Figure scripts
# # # # #

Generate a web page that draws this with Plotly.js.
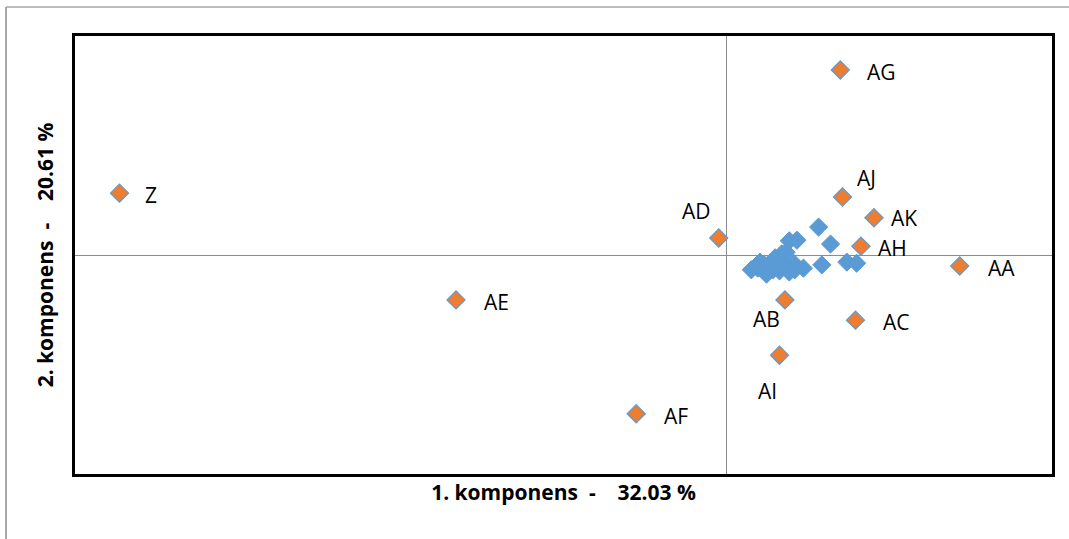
<!DOCTYPE html>
<html>
<head>
<meta charset="utf-8">
<script src="https://cdn.plot.ly/plotly-3.0.1.min.js"></script>
<style>html,body{margin:0;padding:0;background:#fff;}#chart{width:1069px;height:539px;}</style>
</head>
<body>
<div id="chart"></div>
<script>
// Named (orange) observations
const namedLabels = ["Z", "AE", "AF", "AD", "AG", "AJ", "AK", "AH", "AA", "AB", "AC", "AI"];
const namedX = [-5.59, -2.49, -0.83, -0.07, 1.05, 1.07, 1.36, 1.24, 2.15, 0.54, 1.19, 0.49];
const namedY = [1.13, -0.82, -2.90, 0.31, 3.38, 1.06, 0.68, 0.16, -0.20, -0.82, -1.19, -1.83];
// label offsets (px) relative to marker
const labelDX = [31, 40, 40, -22, 41, 24, 30, 32, 42, -18, 41, -12];
const labelDY = [-2, -2, -2, 27, -2, 19, 0, -2, -2, -19, -2, -36];

// Unnamed (blue) observations
const otherX = [0.23, 0.31, 0.37, 0.41, 0.45, 0.49, 0.52, 0.55, 0.58, 0.62, 0.58, 0.65, 0.71, 0.43, 0.35, 0.51, 0.63, 0.85, 0.96, 0.88, 1.11, 1.20, 0.29];
const otherY = [-0.27, -0.13, -0.35, -0.20, -0.05, -0.29, -0.13, 0.05, -0.31, -0.15, 0.26, 0.27, -0.24, -0.27, -0.18, 0.02, -0.27, 0.51, 0.20, -0.18, -0.13, -0.15, -0.24];

const xTitle = "1. komponens\u00A0\u00A0-\u00A0\u00A0\u00A0 32.03 %";
const yTitle = "2. komponens\u00A0\u00A0-\u00A0\u00A0\u00A0 20.61 %";

const FONT = "'Open Sans', Lato, 'DejaVu Sans', sans-serif";

const traces = [
  {
    type: "scatter", mode: "markers", x: otherX, y: otherY,
    marker: {symbol: "diamond", size: 14, color: "#5B9BD5", line: {color: "#5B9BD5", width: 1}},
    hoverinfo: "skip", showlegend: false
  },
  {
    type: "scatter", mode: "markers", x: namedX, y: namedY,
    marker: {symbol: "diamond", size: 14, color: "#ED7D31", line: {color: "#5B9BD5", width: 1.2}},
    hoverinfo: "skip", showlegend: false
  }
];

const annotations = namedLabels.map((t, i) => ({
  x: namedX[i], y: namedY[i], xref: "x", yref: "y", text: t, showarrow: false,
  xshift: labelDX[i], yshift: labelDY[i],
  font: {family: FONT, size: 21, color: "#000"}
}));

const grey = "#a6a6a6";
const layout = {
  width: 1069, height: 539,
  margin: {l: 75, r: 17, t: 36, b: 65, pad: 0},
  paper_bgcolor: "#fff", plot_bgcolor: "#fff",
  showlegend: false,
  xaxis: {
    range: [-6, 3], showgrid: false, showticklabels: false, ticks: "",
    zeroline: true, zerolinecolor: "#8c8c8c", zerolinewidth: 1,
    showline: true, mirror: true, linecolor: "#000", linewidth: 3,
    title: {text: xTitle, standoff: 10, font: {family: FONT, size: 21, color: "#000", weight: "bold"}}
  },
  yaxis: {
    range: [-4, 4], showgrid: false, showticklabels: false, ticks: "",
    zeroline: true, zerolinecolor: "#8c8c8c", zerolinewidth: 1,
    showline: true, mirror: true, linecolor: "#000", linewidth: 3,
    title: {text: yTitle, standoff: 13, font: {family: FONT, size: 21, color: "#000", weight: "bold"}}
  },
  annotations: annotations,
  shapes: [
    {type: "line", xref: "paper", yref: "paper", x0: -0.0706, x1: 1.1, y0: 1.0662, y1: 1.0662, line: {color: grey, width: 1.5}},
    {type: "line", xref: "paper", yref: "paper", x0: -0.0706, x1: -0.0706, y0: -0.2, y1: 1.0662, line: {color: grey, width: 2}}
  ]
};

Plotly.newPlot("chart", traces, layout, {displayModeBar: false, staticPlot: true});
</script>
</body>
</html>
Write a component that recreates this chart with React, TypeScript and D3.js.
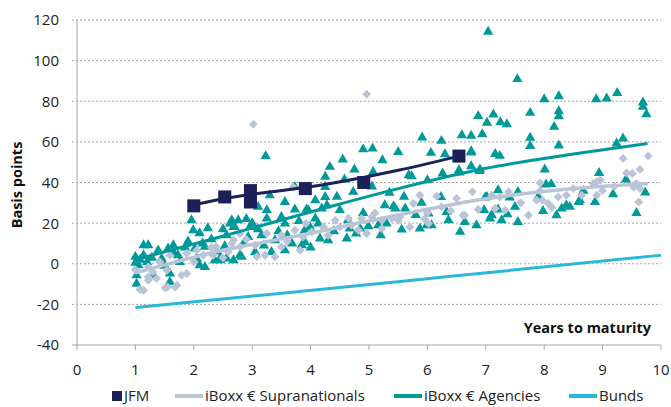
import React from 'react';
import * as d3 from 'd3';

// Agencies spreads (years, bp)
const agencies: [number, number][] = [
  [1.0, 3.4], [1.02, -5.7], [1.02, -9.8], [1.05, -0.7], [1.14, 4.2], [1.14, 9.1], [1.2, 0.9], [1.22, 9.1],
  [1.31, -5.7], [1.39, 6.6], [1.56, 7.5], [1.59, -4.8], [1.59, -9], [1.65, 9.1], [1.73, 4.2], [1.76, 0.9],
  [1.0, 0.5], [1.08, 2], [1.28, 3], [1.45, 2.5], [1.5, -1], [1.66, 5.5], [1.85, 8], [1.9, 11],
  [1.96, 21.4], [1.99, 16.5], [2.24, 17.5], [2.1, 15], [2.05, 2.6], [2.1, -0.7], [2.19, -1.6], [2.36, 1.7],
  [2.19, 8.3], [2.02, 7.5], [2.45, 2.6], [2.56, 2.6], [2.62, 19.8], [2.68, 18.1], [2.76, 21.4], [2.68, 1.7],
  [2.79, 4.2], [2.65, 21.4], [2.7, 18.1], [2.96, 18.1], [2.56, 14], [2.93, 13.2], [2.53, 8.6], [2.82, 3.4],
  [2.45, 1.7], [2.3, 12], [2.15, 10], [2.4, 6], [2.85, 10], [2.9, 22], [2.5, 17],
  [3.23, 53], [3.3, 33.7], [3.73, 37.8], [3.56, 30.4], [3.73, 26.7], [3.93, 26.7], [3.1, 28], [3.25, 26.4],
  [3.25, 22.3], [3.5, 23], [3.56, 19.8], [3.16, 14], [3.39, 11.6], [3.68, 10], [3.85, 9.1], [3.05, 5.8],
  [3.33, 5.8], [3.56, 6.6], [3.9, 10.7], [3.9, 16.5], [3.0, 20], [3.1, 17], [3.45, 16], [3.8, 21], [3.2, 9], [3.6, 14],
  [4.9, 56.3], [5.06, 56.7], [4.55, 51.3], [4.33, 47.7], [4.75, 46.4], [4.25, 42.8], [4.58, 41.5], [4.25, 37.8],
  [4.73, 35.4], [4.08, 31.3], [4.25, 32.9], [4.28, 28.8], [3.96, 26.4], [4.19, 27.2], [4.5, 26.4], [4.64, 21.4],
  [4.08, 22.3], [4.13, 19.8], [3.99, 18.1], [4.67, 17.3], [4.85, 17.3], [4.99, 18.5], [4.16, 12.4], [4.3, 11.6],
  [4.62, 12.4], [4.78, 14.9], [4.4, 16], [4.9, 25], [4.45, 33], [4.0, 8],
  [5.07, 45.2], [5.23, 51], [5.5, 55], [5.27, 28.8], [5.42, 28.3], [5.16, 19], [5.3, 19.8], [5.68, 43.6],
  [5.73, 43.1], [5.91, 62.2], [6.0, 41.1], [5.45, 27.2], [5.62, 27.2], [5.56, 16.8], [5.87, 17.3], [5.99, 19],
  [5.2, 14], [5.35, 35], [5.8, 24], [5.05, 38], [5.6, 33], [5.9, 30],
  [6.06, 54.6], [6.24, 60.5], [6.3, 53.9], [6.59, 63.3], [6.75, 63], [6.94, 63.8], [6.87, 72.7], [7.02, 69.4],
  [6.54, 46], [6.75, 48], [6.9, 46.4], [6.75, 55.4], [6.23, 32.9], [6.99, 32.6], [6.02, 24.7], [6.07, 19],
  [6.36, 21.4], [6.33, 25.5], [6.64, 20.6], [6.97, 26.4], [6.84, 19], [6.56, 15.7], [6.26, 44.4], [6.55, 44.9],
  [6.89, 45.7], [6.75, 54.8],
  [7.04, 114.2], [7.54, 90.9], [7.13, 73.5], [7.25, 69.7], [7.36, 68.7], [7.16, 54], [7.24, 53.1], [7.76, 74.3],
  [7.76, 62], [7.76, 58], [7.21, 36.2], [7.55, 35.4], [7.02, 32.9], [7.41, 32.6], [7.21, 26.7], [7.37, 24.4],
  [7.1, 23.9], [7.07, 22.3], [7.27, 21.4], [7.55, 20.6], [7.98, 26], [7.5, 28], [7.9, 33],
  [8.0, 81], [8.25, 82.5], [8.89, 81], [8.25, 75.1], [8.25, 72.6], [8.17, 67.4], [8.25, 58.2], [8.01, 46.4],
  [8.03, 39], [8.12, 39.2], [8.21, 23.9], [8.3, 27.2], [8.38, 28.8], [8.44, 28], [8.59, 30.4], [8.61, 31.3],
  [8.87, 30.4], [8.67, 35.9], [8.94, 44.7],
  [9.07, 81.4], [9.25, 84.1], [9.69, 79.4], [9.69, 77.3], [9.75, 73.6], [9.35, 61.7], [9.24, 59.2], [9.4, 41.5],
  [9.18, 34.2], [9.73, 35.1], [9.58, 25],
];

// Supranationals spreads (years, bp)
const supras: [number, number][] = [
  [1.08, -12.7], [1.14, -13], [1.22, -8.1], [1.36, -7.3], [1.51, -11.9], [1.71, -10.6], [1.79, -5.7], [1.88, -4.8],
  [1.54, -3.2], [1.22, -1.6], [1.88, 5], [2.05, 6.6], [2.33, 4.2], [2.38, 8.3], [2.68, 11.6], [2.79, 14.9],
  [2.16, 4.2], [1.42, 0.9], [1.59, 4.2], [1.55, -11.4], [1.22, -6.5], [1.68, -11.4], [1.0, -3], [1.3, -4], [2.0, 1], [2.5, 3],
  [3.02, 68.7], [3.7, 37.8], [3.25, 14.9], [3.5, 14], [3.73, 16.5], [3.87, 13.2], [2.65, 10], [2.79, 8.3],
  [3.05, 9.1], [3.22, 4.2], [3.08, 3.4], [3.5, 8.3], [3.39, 3.4], [2.59, 5.8], [3.82, 6.6], [2.3, 8], [2.9, 12], [3.6, 11],
  [4.96, 83.5], [4.65, 22.3], [4.87, 22.3], [5.05, 23], [5.22, 21.4], [5.39, 22.3], [5.5, 21.4], [4.42, 21.4],
  [3.92, 19.8], [4.02, 15.7], [4.22, 18.1], [4.82, 16.5], [4.96, 14.9], [4.5, 18.1], [5.22, 17.3], [4.3, 14], [4.7, 19], [5.1, 25],
  [5.87, 33.7], [5.76, 29.7], [6.16, 33.2], [6.5, 32.1], [6.77, 35.4], [6.87, 26.7], [6.61, 23.9], [6.24, 28],
  [5.53, 23], [5.7, 18.1], [6.02, 19.8], [6.64, 23.9], [6.0, 25], [6.4, 26], [5.95, 22],
  [7.1, 33.7], [7.24, 32.9], [7.39, 35.4], [7.87, 31.3], [7.97, 31.3], [7.93, 35.9], [8.07, 29.7], [8.13, 27.7],
  [8.24, 32.9], [8.38, 33.7], [7.73, 23.9], [7.16, 27.2], [7.33, 26.4], [8.5, 37], [7.93, 39.8], [7.6, 30],
  [8.96, 41.1], [8.9, 40.3], [8.84, 39.5], [8.64, 33.7], [8.9, 33.7], [9.35, 51.8], [9.78, 53], [9.41, 44.7],
  [9.51, 44.4], [9.64, 46.4], [9.58, 39.5], [9.53, 37.8], [9.64, 37], [9.62, 30.4], [9.2, 38], [9.0, 36],
];

// JFM bonds
const jfm: [number, number][] = [
  [2.0, 28.5], [2.53, 32.9], [2.97, 30.4], [2.97, 36], [3.91, 37], [4.91, 40], [6.54, 53],
];

// fitted curves
const jfmTrend: [number, number][] = [[2.0, 29], [2.6, 32.5], [3.2, 35], [3.9, 37.5], [4.9, 42.5], [5.5, 46], [6.54, 53]];
const agenciesTrend: [number, number][] = [[1, 2], [2.4, 12.8], [4, 25.5], [5.5, 37], [7, 47], [8.5, 54], [9.77, 59.2]];
const suprasTrend: [number, number][] = [[1, -4.5], [2.4, 6], [4, 15], [5.5, 24], [7, 32], [8.5, 37], [9.78, 39.5]];
const bundsTrend: [number, number][] = [[1, -21.5], [2.62, -17], [6.4, -6.2], [10, 4.2]];

const xTicks = [0, 1, 2, 3, 4, 5, 6, 7, 8, 9, 10];
const yTicks = [-40, -20, 0, 20, 40, 60, 80, 100, 120];

const C_AG = '#00999A';
const C_SU = '#B9C5D6';
const C_JFM = '#1C2158';
const C_BUND = '#2BB6DC';
const C_GRID = '#A6A6A6';
const FONT = '"Open Sans", sans-serif';

export default function App() {
  const x = d3.scaleLinear().domain([0, 10]).range([77, 661]);
  const y = d3.scaleLinear().domain([-40, 120]).range([345, 20]);
  const line = d3.line<[number, number]>().x(d => x(d[0])).y(d => y(d[1])).curve(d3.curveMonotoneX);
  const tri = d3.symbol(d3.symbolTriangle, 46)()!;
  const dia = d3.symbol(d3.symbolSquare, 40)()!;
  const sq = d3.symbol(d3.symbolSquare, 170)()!;

  const legend = [
    { label: 'JFM', kind: 'sq', color: C_JFM, x: 112 },
    { label: 'iBoxx € Supranationals', kind: 'line', color: C_SU, x: 175 },
    { label: 'iBoxx € Agencies', kind: 'line', color: C_AG, x: 394 },
    { label: 'Bunds', kind: 'line', color: C_BUND, x: 569 },
  ];

  return (
    <svg width={671} height={407} style={{ position: 'absolute', left: 0, top: 0, background: '#fff' }} fontFamily={FONT}>
      {/* grid */}
      {yTicks.filter(t => t > -40).map(t => (
        <line key={t} x1={72} x2={x(10)} y1={y(t)} y2={y(t)} stroke={C_GRID} strokeWidth={1} strokeDasharray="2,2" />
      ))}
      <line x1={72} x2={77} y1={y(-40)} y2={y(-40)} stroke={C_GRID} />
      <line x1={x(0)} x2={x(0)} y1={y(120)} y2={y(-40)} stroke={C_GRID} />
      <line x1={x(0)} x2={x(10)} y1={y(-40)} y2={y(-40)} stroke={C_GRID} />
      {xTicks.map(t => (
        <line key={t} x1={x(t)} x2={x(t)} y1={y(-40)} y2={y(-40) + 5} stroke={C_GRID} />
      ))}
      {yTicks.map(t => (
        <text key={t} x={59} y={y(t)} dy="0.36em" textAnchor="end" fontSize={15} fill="#222">{t}</text>
      ))}
      {xTicks.map(t => (
        <text key={t} x={x(t)} y={370} dy="0.36em" textAnchor="middle" fontSize={15} fill="#222">{t}</text>
      ))}
      <text transform={`translate(22,${185}) rotate(-90)`} textAnchor="middle" fontSize={14.5} fontWeight="bold" fill="#111">Basis points</text>
      <text x={651} y={333} textAnchor="end" fontSize={14.5} fontWeight="bold" fill="#111">Years to maturity</text>

      {/* markers */}
      {agencies.map((d, i) => (
        <path key={'a' + i} d={tri} transform={`translate(${x(d[0])},${y(d[1])})`} fill={C_AG} />
      ))}
      {supras.map((d, i) => (
        <path key={'s' + i} d={dia} transform={`translate(${x(d[0])},${y(d[1])}) rotate(45)`} fill={C_SU} />
      ))}

      {/* trend lines */}
      <path d={line(agenciesTrend)!} fill="none" stroke={C_AG} strokeWidth={3} />
      <path d={line(suprasTrend)!} fill="none" stroke={C_SU} strokeWidth={3.5} />
      <path d={line(bundsTrend)!} fill="none" stroke={C_BUND} strokeWidth={3} />
      <path d={line(jfmTrend)!} fill="none" stroke={C_JFM} strokeWidth={3} />
      {jfm.map((d, i) => (
        <path key={'j' + i} d={sq} transform={`translate(${x(d[0])},${y(d[1])})`} fill={C_JFM} />
      ))}

      {/* legend */}
      {legend.map(l => (
        <g key={l.label}>
          {l.kind === 'sq'
            ? <rect x={l.x} y={391} width={10} height={10} fill={l.color} />
            : <line x1={l.x} x2={l.x + 28} y1={396} y2={396} stroke={l.color} strokeWidth={4} />}
          <text x={l.kind === 'sq' ? l.x + 12 : l.x + 30} y={396} dy="0.36em" fontSize={15} fill="#222">{l.label}</text>
        </g>
      ))}
    </svg>
  );
}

# # # # #

### WHAT YOU HAVE TO DO
Look above for the line with "Write a component" and the line with "import * as d3 from 'd3';", then copy exactly the lines from the first through the second, both kept, with no pictures.

### WRITTEN ANSWER
Write a component that recreates this chart with React, TypeScript and D3.js.
import React from 'react';
import * as d3 from 'd3';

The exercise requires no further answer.